# The exercise
List all lines of the data that include the string "matplotlib".

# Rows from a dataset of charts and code

========================================

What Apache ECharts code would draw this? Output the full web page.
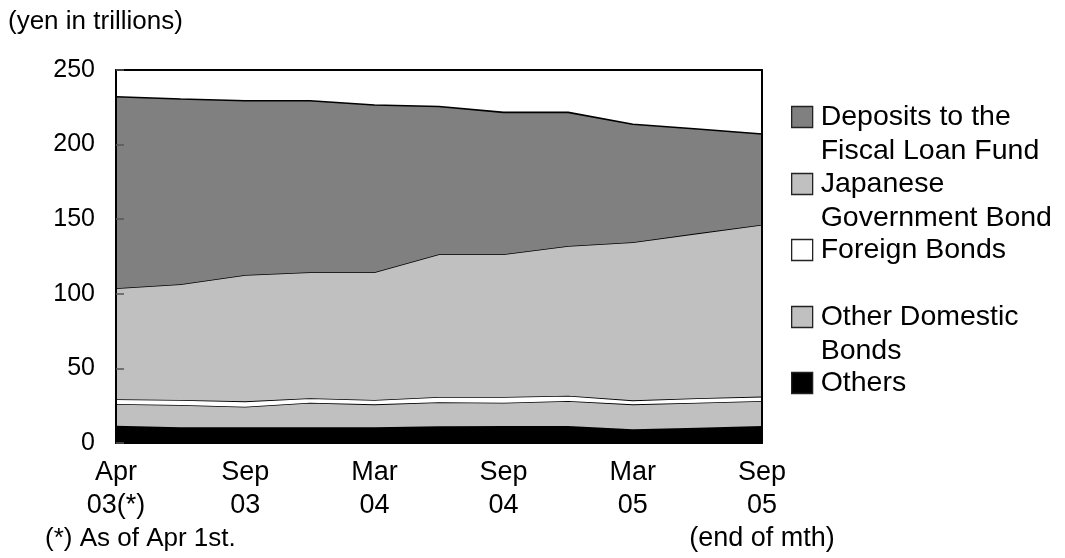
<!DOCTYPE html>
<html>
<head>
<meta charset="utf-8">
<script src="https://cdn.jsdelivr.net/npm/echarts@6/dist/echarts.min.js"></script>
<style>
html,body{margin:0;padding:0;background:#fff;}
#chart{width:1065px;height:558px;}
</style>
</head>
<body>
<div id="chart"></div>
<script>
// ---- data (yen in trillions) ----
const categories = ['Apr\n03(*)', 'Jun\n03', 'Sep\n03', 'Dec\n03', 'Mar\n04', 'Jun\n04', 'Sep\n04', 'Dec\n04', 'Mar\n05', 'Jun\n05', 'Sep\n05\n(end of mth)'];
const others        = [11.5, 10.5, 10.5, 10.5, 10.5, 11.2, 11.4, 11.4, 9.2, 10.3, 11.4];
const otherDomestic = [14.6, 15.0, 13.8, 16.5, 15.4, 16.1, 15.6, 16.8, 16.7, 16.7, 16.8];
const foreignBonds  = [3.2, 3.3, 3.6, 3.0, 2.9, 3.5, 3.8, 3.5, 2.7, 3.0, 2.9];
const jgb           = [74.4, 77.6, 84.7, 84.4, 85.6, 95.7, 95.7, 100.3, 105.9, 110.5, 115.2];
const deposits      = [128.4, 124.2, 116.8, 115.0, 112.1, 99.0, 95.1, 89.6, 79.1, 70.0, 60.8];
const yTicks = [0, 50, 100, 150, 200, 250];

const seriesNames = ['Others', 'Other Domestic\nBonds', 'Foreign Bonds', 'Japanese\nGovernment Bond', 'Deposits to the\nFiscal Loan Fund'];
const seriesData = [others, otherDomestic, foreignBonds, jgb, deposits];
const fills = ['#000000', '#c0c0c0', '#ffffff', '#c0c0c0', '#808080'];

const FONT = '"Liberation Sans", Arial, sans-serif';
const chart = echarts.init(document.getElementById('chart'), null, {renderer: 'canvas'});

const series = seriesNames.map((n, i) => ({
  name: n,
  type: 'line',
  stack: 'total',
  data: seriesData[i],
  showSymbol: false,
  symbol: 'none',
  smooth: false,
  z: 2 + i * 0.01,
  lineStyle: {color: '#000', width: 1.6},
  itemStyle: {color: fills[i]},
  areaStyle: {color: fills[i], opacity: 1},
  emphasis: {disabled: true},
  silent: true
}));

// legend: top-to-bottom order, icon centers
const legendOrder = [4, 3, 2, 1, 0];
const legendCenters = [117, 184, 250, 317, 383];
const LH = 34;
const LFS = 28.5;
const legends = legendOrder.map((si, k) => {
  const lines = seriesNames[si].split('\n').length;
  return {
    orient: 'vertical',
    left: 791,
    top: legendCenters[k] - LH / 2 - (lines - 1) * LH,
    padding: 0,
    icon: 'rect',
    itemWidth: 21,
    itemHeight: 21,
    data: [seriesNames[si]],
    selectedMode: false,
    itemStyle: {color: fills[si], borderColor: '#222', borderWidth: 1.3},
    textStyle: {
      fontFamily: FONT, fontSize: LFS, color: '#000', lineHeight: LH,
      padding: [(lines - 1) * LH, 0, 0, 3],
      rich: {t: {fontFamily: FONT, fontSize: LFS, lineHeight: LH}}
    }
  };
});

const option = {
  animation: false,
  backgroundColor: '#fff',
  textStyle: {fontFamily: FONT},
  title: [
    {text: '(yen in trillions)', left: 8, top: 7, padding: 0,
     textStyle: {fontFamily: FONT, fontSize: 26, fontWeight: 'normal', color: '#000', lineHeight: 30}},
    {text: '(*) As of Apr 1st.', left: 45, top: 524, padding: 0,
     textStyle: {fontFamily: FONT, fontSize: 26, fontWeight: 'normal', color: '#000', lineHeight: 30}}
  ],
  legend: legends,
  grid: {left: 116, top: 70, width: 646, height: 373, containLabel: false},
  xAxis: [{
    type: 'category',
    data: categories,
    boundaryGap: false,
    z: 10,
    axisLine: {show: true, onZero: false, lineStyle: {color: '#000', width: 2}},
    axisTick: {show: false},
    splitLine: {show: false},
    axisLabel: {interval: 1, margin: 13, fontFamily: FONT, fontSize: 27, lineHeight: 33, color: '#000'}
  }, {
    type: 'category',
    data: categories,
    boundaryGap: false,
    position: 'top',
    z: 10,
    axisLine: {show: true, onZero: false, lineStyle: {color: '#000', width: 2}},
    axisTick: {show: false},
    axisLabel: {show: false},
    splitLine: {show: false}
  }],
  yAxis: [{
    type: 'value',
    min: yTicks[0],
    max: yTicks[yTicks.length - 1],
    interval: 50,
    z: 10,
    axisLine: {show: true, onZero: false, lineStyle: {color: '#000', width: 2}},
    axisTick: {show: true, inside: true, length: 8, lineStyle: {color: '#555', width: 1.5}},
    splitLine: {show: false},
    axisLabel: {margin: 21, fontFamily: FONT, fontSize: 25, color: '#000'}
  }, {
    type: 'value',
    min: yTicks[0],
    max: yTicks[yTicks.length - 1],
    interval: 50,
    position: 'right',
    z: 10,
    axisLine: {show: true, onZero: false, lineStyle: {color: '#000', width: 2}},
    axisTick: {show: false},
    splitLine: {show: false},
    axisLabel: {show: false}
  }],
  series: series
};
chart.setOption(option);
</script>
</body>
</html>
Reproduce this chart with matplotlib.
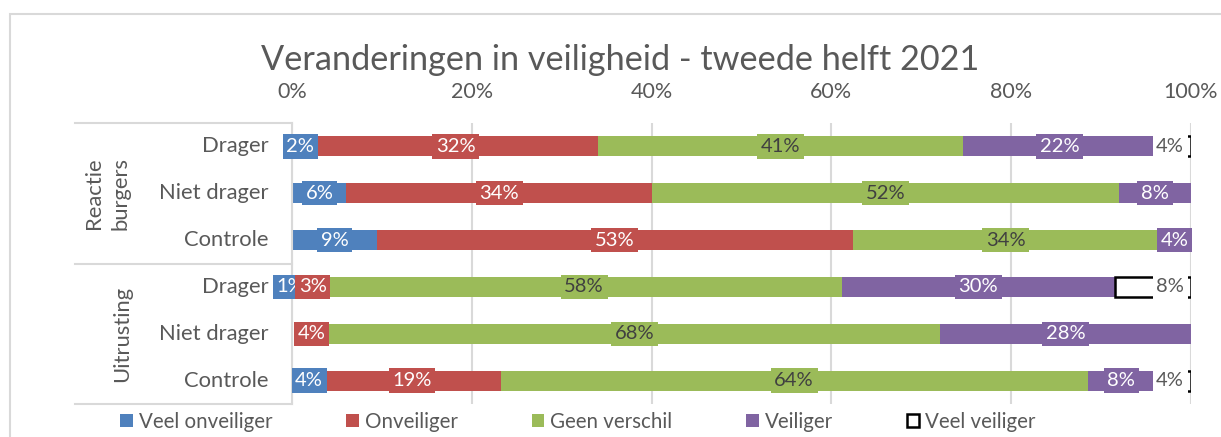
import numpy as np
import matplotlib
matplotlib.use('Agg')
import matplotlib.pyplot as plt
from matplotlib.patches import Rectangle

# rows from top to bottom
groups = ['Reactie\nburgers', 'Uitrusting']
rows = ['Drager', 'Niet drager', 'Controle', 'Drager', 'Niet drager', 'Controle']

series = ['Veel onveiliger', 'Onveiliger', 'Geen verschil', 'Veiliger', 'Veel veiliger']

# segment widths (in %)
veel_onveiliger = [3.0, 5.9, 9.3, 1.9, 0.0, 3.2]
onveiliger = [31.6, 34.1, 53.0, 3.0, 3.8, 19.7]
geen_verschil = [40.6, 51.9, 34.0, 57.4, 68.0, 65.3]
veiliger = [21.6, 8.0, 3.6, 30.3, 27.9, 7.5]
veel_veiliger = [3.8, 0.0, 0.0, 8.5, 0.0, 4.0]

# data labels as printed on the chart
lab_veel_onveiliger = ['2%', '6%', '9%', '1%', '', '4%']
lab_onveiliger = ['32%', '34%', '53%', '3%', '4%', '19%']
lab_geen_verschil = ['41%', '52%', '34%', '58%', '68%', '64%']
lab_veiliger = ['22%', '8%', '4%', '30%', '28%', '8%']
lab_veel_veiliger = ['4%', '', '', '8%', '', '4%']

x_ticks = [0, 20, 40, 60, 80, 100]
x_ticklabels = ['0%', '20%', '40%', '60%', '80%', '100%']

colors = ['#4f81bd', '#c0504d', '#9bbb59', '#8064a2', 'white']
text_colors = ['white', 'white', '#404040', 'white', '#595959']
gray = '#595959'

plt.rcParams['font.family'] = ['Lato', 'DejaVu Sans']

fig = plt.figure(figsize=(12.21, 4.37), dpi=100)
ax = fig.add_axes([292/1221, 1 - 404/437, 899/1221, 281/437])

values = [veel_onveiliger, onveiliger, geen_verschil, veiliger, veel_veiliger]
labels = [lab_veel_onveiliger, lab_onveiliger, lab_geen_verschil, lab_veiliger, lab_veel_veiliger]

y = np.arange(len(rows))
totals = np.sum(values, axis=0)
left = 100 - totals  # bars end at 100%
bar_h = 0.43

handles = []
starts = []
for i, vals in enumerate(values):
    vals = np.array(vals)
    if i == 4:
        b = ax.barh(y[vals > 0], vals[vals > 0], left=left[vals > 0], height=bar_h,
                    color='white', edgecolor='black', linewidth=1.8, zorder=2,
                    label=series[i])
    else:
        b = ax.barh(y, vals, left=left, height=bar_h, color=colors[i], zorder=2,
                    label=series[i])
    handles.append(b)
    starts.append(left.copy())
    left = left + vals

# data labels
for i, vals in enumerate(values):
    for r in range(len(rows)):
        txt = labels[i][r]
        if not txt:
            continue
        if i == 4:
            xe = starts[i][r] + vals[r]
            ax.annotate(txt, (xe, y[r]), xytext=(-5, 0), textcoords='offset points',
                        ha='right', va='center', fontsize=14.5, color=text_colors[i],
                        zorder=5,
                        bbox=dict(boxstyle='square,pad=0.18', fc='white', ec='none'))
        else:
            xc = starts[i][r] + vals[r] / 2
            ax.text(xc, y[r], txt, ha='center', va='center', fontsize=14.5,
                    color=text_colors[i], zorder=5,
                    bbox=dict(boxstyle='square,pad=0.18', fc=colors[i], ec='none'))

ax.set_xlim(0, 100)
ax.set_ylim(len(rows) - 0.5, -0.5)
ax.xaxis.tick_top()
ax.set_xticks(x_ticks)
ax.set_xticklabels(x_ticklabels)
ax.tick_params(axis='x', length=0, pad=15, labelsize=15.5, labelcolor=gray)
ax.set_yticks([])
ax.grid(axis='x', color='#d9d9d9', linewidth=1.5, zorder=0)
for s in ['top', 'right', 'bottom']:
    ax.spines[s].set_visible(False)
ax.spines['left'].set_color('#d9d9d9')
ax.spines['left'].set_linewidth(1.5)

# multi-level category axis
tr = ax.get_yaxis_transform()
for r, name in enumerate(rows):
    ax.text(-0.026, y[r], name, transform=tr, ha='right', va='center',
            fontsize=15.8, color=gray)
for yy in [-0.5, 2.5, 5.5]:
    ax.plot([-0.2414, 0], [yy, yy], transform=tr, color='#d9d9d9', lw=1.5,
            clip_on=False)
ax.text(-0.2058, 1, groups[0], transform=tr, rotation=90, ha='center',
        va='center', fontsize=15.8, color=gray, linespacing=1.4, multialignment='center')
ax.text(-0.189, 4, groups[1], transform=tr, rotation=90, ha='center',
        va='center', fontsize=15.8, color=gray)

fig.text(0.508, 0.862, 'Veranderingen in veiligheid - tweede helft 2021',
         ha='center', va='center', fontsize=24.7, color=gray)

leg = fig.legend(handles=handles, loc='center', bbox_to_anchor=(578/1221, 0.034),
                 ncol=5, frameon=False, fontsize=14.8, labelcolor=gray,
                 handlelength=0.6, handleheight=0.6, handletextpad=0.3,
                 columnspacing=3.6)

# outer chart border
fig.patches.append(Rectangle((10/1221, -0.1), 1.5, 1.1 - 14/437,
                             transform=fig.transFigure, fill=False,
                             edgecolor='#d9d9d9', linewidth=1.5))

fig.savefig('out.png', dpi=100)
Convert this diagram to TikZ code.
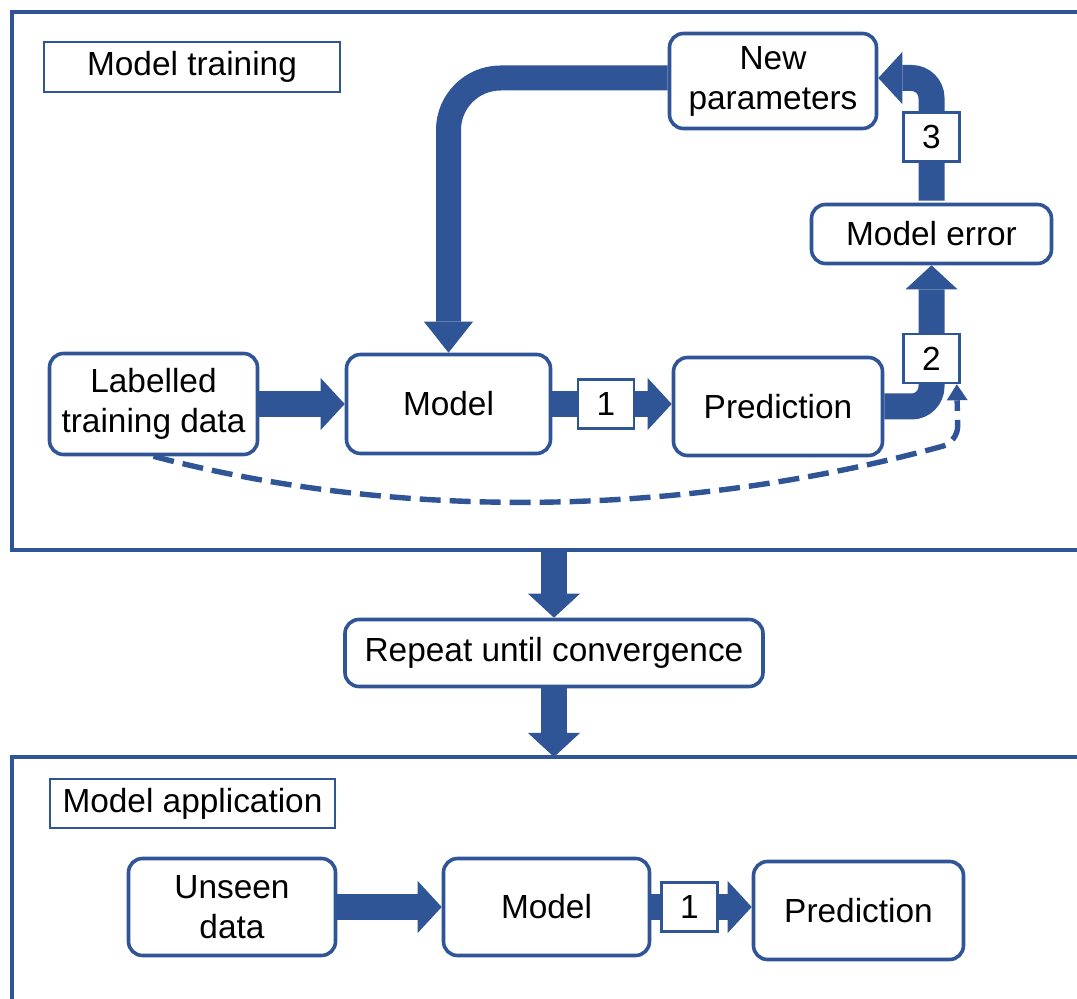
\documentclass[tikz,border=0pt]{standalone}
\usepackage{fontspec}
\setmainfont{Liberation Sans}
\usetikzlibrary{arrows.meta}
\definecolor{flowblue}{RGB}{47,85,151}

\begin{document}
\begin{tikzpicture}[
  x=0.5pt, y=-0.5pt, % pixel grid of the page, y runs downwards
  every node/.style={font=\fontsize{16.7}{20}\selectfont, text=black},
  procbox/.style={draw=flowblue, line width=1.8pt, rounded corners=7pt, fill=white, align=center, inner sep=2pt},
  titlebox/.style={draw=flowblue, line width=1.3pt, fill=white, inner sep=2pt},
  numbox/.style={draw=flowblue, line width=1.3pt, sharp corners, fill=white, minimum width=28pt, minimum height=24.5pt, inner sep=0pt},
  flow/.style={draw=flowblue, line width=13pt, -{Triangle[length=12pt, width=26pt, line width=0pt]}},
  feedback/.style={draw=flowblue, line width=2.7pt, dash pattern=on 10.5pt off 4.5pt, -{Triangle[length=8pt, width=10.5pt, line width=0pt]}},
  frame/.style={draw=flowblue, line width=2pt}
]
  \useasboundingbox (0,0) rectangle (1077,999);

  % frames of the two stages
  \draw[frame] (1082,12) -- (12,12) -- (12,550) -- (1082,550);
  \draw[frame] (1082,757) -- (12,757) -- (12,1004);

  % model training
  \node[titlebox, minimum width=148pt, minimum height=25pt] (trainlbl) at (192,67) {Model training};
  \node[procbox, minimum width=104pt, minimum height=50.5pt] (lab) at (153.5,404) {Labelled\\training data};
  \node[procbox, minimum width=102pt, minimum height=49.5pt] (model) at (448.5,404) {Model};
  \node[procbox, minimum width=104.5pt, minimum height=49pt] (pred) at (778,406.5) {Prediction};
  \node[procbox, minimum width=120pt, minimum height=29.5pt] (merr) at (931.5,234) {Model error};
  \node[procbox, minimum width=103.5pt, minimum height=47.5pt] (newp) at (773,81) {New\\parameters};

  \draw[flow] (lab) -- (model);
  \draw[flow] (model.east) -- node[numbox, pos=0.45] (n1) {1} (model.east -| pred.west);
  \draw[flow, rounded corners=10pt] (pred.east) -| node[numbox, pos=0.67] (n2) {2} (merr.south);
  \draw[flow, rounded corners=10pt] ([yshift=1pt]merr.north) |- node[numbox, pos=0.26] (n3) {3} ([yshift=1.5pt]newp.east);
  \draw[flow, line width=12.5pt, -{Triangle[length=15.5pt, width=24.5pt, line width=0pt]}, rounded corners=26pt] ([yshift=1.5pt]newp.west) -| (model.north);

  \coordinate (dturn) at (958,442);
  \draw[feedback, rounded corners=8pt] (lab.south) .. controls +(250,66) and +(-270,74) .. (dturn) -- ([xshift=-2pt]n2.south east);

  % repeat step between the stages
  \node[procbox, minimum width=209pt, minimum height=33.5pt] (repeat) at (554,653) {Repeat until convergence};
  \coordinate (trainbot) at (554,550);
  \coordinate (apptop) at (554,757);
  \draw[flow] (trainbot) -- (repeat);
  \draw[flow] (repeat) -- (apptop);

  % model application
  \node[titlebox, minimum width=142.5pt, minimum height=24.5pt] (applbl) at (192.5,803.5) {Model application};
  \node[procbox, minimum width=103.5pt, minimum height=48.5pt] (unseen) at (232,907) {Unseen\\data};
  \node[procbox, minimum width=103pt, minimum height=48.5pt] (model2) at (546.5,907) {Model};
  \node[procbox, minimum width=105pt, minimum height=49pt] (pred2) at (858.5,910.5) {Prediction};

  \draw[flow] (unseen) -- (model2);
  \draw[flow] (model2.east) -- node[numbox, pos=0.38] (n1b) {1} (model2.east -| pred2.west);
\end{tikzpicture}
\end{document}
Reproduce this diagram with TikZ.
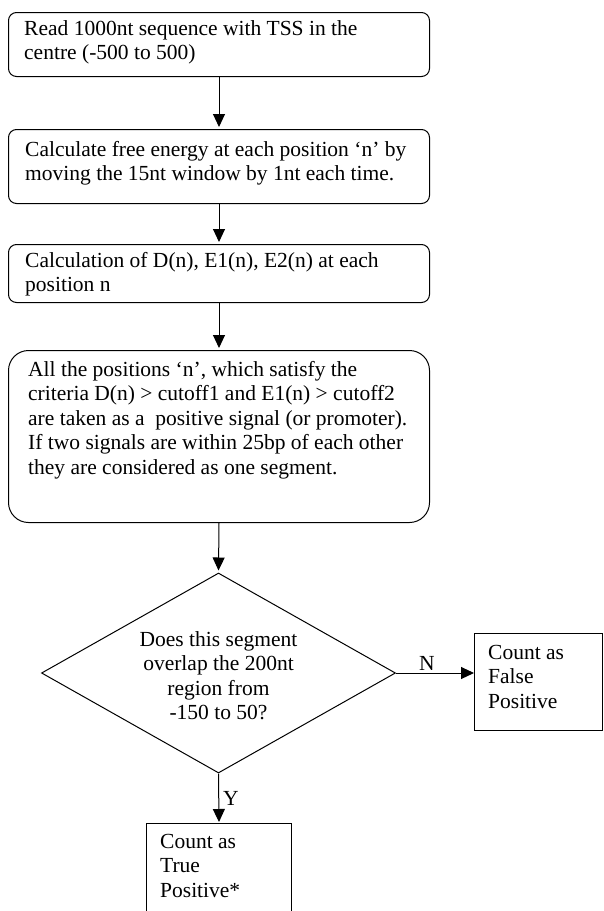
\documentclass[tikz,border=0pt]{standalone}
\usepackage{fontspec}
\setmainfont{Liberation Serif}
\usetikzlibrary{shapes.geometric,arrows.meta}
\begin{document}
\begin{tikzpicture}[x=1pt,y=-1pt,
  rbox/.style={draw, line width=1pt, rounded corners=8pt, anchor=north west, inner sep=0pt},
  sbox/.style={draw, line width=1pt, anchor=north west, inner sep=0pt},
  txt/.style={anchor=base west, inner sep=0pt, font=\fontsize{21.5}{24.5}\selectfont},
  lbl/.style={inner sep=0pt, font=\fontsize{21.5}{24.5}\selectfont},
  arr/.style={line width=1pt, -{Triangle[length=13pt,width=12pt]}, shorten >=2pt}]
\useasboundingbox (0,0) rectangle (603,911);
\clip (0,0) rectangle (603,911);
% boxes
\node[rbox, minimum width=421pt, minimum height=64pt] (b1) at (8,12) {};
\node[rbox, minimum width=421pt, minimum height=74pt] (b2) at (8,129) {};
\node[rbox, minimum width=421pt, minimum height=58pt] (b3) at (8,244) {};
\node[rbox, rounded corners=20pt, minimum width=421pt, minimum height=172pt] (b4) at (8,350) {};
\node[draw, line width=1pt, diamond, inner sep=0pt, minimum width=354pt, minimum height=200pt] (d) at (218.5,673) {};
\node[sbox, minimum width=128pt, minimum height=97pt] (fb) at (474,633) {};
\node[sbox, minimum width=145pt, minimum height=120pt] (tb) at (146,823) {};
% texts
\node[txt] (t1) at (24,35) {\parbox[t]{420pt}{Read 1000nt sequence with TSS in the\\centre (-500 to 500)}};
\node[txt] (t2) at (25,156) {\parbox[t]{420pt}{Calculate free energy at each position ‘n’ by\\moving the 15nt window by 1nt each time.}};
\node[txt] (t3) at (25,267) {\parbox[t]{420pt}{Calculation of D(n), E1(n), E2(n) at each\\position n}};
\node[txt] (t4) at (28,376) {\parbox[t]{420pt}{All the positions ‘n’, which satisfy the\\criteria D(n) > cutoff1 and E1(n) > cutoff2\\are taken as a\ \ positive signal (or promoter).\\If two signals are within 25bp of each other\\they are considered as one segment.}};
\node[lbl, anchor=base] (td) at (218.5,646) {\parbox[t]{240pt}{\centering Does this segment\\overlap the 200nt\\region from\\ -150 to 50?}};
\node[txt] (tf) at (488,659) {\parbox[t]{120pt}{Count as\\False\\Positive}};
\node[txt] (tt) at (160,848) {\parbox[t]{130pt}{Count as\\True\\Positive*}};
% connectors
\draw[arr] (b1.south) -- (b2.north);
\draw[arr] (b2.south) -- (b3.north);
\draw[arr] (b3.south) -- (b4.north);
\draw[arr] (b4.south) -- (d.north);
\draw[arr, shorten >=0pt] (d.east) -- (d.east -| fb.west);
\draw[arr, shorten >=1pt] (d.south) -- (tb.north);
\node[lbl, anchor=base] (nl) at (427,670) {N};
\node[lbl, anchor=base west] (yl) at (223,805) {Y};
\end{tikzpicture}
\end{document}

========================================

# Full response
Reproduce this chart with matplotlib.
import matplotlib
matplotlib.use('Agg')
import matplotlib.pyplot as plt
from matplotlib.patches import Rectangle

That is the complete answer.